In a page-one piece in yesterday’s New York Times, Supreme Court reporter Adam Liptak offered up a generally even-handed account, misleadingly headlined “How Conservatives Weaponized the First Amendment,” about how liberals and the left have increasingly abandoned the First Amendment’s protection of free speech. No less than Justice Elena Kagan invoked the weaponizing charge on the Court’s last day last week when she dissented vigorously from the Court’s decision that Illinois could no longer compel a public-sector non-union member to support union activity he opposed. “There is no sugarcoating today’s opinion,” she wrote.
[I]t prevents the American people, acting through their state and local officials, from making important choices about workplace governance. And it does so by weaponizing the First Amendment, in a way that unleashes judges, now and in the future, to intervene in economic and regulatory policy.
Only the day before, Justice Kagan objected similarly to the Court’s rejection of a California law that required religiously oriented “crisis pregnancy centers” to provide information to women about abortion options.
Like conservatives of old—Robert Bork argued that “constitutional protection should be accorded only to speech that is explicitly political”—many on the left today would allow a wide birth to legislatures to restrict speech, especially where they see it as harmful to interests they support—unions, as here, women (pornography), democracy (corporate campaign contributions), minorities (white supremacist marches), and, more broadly, consumers (commercial speech).

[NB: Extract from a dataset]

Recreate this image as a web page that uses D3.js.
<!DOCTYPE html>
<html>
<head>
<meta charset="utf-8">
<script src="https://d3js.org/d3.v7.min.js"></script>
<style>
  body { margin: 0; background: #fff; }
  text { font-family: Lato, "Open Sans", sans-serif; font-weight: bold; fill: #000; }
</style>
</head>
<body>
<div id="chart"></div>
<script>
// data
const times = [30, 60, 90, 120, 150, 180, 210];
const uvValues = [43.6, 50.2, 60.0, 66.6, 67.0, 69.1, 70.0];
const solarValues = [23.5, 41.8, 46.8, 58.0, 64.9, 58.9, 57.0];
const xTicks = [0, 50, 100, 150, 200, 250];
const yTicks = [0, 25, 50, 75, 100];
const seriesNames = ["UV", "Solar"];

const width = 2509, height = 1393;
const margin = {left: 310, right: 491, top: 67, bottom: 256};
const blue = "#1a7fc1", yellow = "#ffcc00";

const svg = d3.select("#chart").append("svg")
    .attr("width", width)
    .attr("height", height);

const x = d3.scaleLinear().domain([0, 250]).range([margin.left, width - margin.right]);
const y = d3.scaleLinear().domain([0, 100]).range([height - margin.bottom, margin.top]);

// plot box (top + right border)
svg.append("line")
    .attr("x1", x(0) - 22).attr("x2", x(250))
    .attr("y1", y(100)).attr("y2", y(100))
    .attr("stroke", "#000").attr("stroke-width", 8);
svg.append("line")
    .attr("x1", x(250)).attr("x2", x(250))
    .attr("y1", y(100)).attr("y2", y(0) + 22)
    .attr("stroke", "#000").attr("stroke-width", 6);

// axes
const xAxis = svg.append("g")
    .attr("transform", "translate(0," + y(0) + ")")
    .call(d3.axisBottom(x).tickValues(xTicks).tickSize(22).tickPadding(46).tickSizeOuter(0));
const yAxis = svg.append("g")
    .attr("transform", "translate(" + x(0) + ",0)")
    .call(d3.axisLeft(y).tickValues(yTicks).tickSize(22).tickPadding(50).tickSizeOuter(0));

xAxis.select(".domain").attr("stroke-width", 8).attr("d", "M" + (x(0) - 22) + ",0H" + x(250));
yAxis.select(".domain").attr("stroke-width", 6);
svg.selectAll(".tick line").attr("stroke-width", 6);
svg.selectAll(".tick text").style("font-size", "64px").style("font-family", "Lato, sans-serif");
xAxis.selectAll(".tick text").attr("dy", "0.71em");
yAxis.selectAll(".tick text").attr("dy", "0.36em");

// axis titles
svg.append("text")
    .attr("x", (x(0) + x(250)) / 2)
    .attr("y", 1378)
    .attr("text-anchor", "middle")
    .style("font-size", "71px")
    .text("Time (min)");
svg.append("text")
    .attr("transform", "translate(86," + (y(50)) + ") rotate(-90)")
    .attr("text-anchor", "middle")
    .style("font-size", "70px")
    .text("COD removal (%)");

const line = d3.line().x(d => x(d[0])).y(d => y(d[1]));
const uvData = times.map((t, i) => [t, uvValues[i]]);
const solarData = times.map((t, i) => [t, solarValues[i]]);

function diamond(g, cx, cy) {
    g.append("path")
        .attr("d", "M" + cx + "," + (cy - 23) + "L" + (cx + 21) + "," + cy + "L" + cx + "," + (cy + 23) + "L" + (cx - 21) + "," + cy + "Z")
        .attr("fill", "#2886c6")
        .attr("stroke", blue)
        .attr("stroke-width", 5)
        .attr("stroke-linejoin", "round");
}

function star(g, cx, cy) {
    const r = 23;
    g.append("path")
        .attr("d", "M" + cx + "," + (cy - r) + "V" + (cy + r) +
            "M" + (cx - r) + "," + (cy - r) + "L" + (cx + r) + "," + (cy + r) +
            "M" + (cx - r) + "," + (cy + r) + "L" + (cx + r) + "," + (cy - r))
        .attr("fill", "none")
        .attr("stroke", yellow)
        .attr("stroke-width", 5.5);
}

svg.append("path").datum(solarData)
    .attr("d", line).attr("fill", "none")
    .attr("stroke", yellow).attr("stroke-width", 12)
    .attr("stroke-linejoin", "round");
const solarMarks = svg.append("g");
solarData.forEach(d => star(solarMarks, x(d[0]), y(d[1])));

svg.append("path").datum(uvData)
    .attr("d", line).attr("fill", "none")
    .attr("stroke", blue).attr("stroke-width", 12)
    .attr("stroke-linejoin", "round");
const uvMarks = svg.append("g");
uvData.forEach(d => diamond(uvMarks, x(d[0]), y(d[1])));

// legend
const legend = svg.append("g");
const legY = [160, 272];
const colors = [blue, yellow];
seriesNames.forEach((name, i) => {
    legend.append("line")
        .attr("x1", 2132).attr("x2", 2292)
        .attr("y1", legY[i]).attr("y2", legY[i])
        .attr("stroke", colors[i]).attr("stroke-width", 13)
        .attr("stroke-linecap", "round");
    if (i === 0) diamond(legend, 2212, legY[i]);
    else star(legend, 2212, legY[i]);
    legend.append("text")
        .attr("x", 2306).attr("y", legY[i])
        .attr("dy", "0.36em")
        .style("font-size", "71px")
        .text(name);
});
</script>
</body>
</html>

In a piece worth reading, Liptak points to areas where conservative judges have protected speech they abhor: violent video games, lies about military awards, and more. And he nicely captures the rationale for the shift on the left with a quote from Georgetown Law’s Michael Seidman:
When I was younger, I had more of the standard liberal view of civil liberties. I’ve gradually changed my mind about it. What I have come to see is that it’s a mistake to think of free speech as an effective means to accomplish a more just society.
Free speech as a means [toward progressive ends], not as an end in itself. Just which side today would weaponize the First Amendment?